7. No British India. You've got to admit that a little island on the other side of the world taking over an entire subcontinent like India does seem a tad unlikely. That's especially true when you figure that the locals had most of the same technology available to them that the British did during the period when much of the conquest was taking place. What if the locals adopted or adapted to British tactics a bit quicker and maintained their independence? What impact would that have on British financial power? The industrial revolution? The ability of the British to fight Napoleon for so many years?
8. The Ottoman Empire partitioned--maybe in the late 1700s, or during the Napoleonic era. I could see Napoleon, the Austrians, and the Russians getting together and carving big hunks off of the empire--probably most of the Balkans. Probably the only thing that kept that from happening historiically is that the Russians wanted more of the spoils than the others were willing to let them have. What would the implications of a partition be? Probably the partitioners would fight over the spoils--almost inevitably. Would the Balkans be absorbed into the three major empires or would they become a bunch of small squabbling client states of the great powers like they did historically?
9. What if Spain and Portugal held onto their Latin American empires into at least the 1880s. It would probably take Spain staying out of the Napoleonic wars, but given the fact that the empires had held together for over 250 years, it's not too unlikely that they could have made it another sixty or seventy years.
10. On the other hand, what if the Spanish New World emprie fell apart when Spain tried to end the Encomienda system in the 1540s. Historically that resulted in a revolt of the conquistadores in Peru, but the Viceroy of New Spain was smart enough not to try to implement the changes. I'm visualizing a series of conquistador-led independent states. Would those states survive? What impact would their existence have on Europe?

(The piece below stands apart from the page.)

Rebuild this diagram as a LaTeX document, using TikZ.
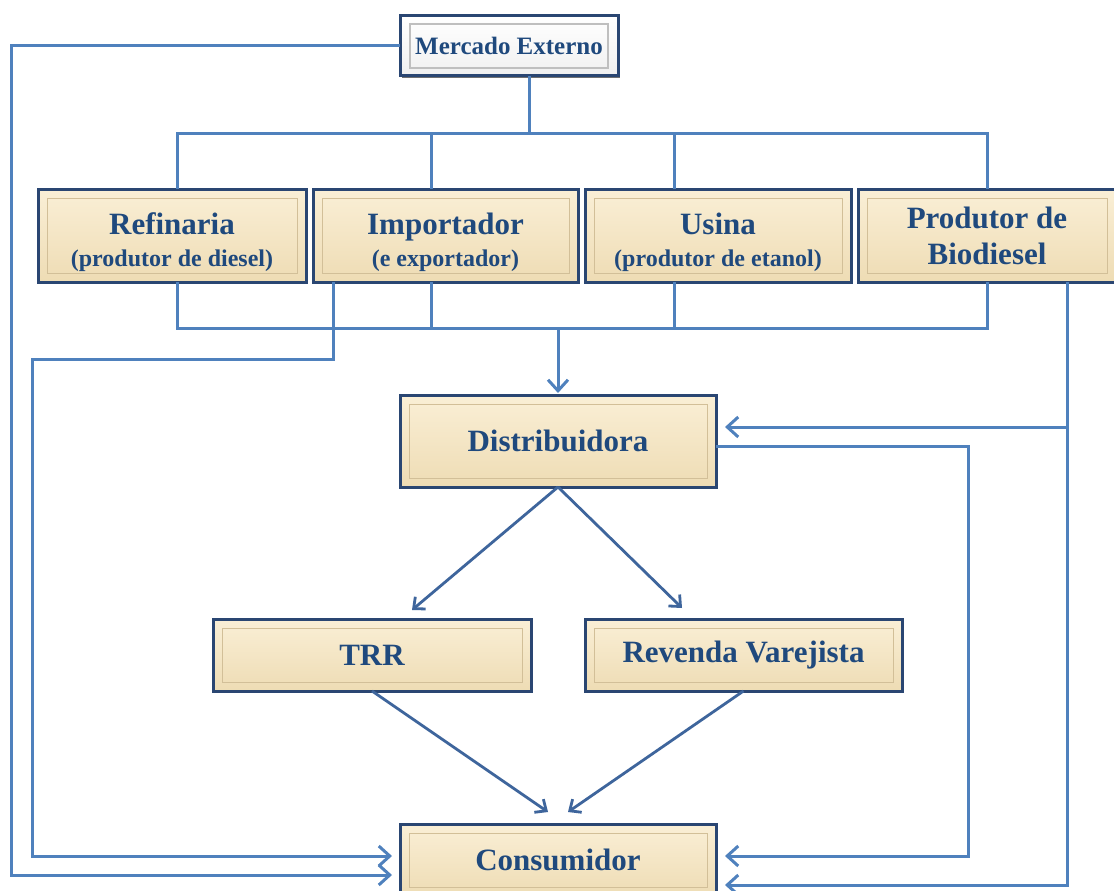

11. What if Britain bankrupted itself in a protracted war to maintain control of the American colonies? A more successful southern strategy could leave the Brits with control of the major populations centers of the south, but with an ongoing flickering rebellion that drained resources and with most of the rest of the colonies still outside British control. The French and the Spanish would probably run out of money before the British did, and they might be forced to accept a seperate peace, maybe even accepting minor gains in other parts of the world in exchange for giving the British a free hand against the colonies. That would free up resources and let the British make an all-out effort against the colonies, which ends with both sides exhausted. I doubt that things would get bad enough for an English equivalent of the French revolution, but that would be an interesting scenario. Certainly an Irish revolt would be possible if England seemed weak, and that could be the final straw that leads to a British financial and military collapse. A bankrupt and possibly politically wobbly England at the time of the French Revolution would make for interesting times. Is that scenario feasible? How would it play out?
12. What if Benedict Arnold had succeeded in betraying his key garrison to the British?
13. Challenge: Come up with a scenario where the British succeed in turning Afghanistan into a stable British colony.
14. What if the Italians were able to conquer Ethiopia on their first attempt in the late 1800s?
15. A few parts of the world like Ethiopia and Afghanistan actually managed to maintain their independence from European conquerers and colonizers. Challenge: figure out a scenario where each of the following groups remains independent without major changes to the course of European development through 1914:
- The Ashanti
- Dahomey
- A Cherokee state of some kind (not necessarily on their original territory)
- Morocco or a significant part of Morocco
- One or more Maya groups in the Yucatan
- One or more states or groups in what is now Indonesia
- One or more parts of India
- One or more Boer Republics
- A Zulu state
- A Mormon-ruled state
- A fugitive slave state somewhere outside of South America
- Egypt
- One or more parts of French IndoChina
- One or more parts of Russia proper (as independent states)
- An independent Russian-speaking Alaska
- Several independent English-speaking mini-states in Australia
- Kurdistan
- Poland or part of Poland independent
- An independent of semi-independent Ukrainian state in part or all of the Ukrainian-speaking area of Europe prior to 1914
- A Dutch-speaking Taiwan
- An independent Rhode Island
- An independent nation of Kentucky more or less within its current boundaries
- An independent French-speaking nation in North America
- A substantial French-speaking colony or country in Brazil
- A Spanish-speaking country or colony inhabited mainly by Christianized Indians and led by a Spanish missionary order
- An independent Hawaii
- Florida as a British Commonwealth inhabited mainly by descendants of Loyalist ex-slaves
- Independent Ireland prior to 1880
- One or more of the smaller West Indies Islands controlled by Carib Indians
- Independent Yaqui Indian nation
- Independent Madagascar
- Arabs become independent from the Ottomans prior to World War I
- Cuba, Puerto Rico, and the Phillipines become independent at about the same time the rest of the Spanish empire was falling apart
16. Okay. We've done the anti-colonial thing. Now lets take it the other way. What would it take for each of the following to become full-fledged European colonies? Who would colonize them? What impact would that have on the rest of history?
- part or all of Japan
- part or all of China (prior to World War I)
- Thialand
- Persia
- Saudi Arabia
- The Balkans (as colonies of the major powers rather than client states)
- France maintains control of Haiti
- Spain maintains control of te northern fringes of Mexico--Texas, California, maybe New Mexico, while the rest of Mexico becomes independent
17. What if one or more of the European colonial powers had made a serious and concerted effort to drive the Moslem religion out of their colonies and replace it with secularism or Christianity?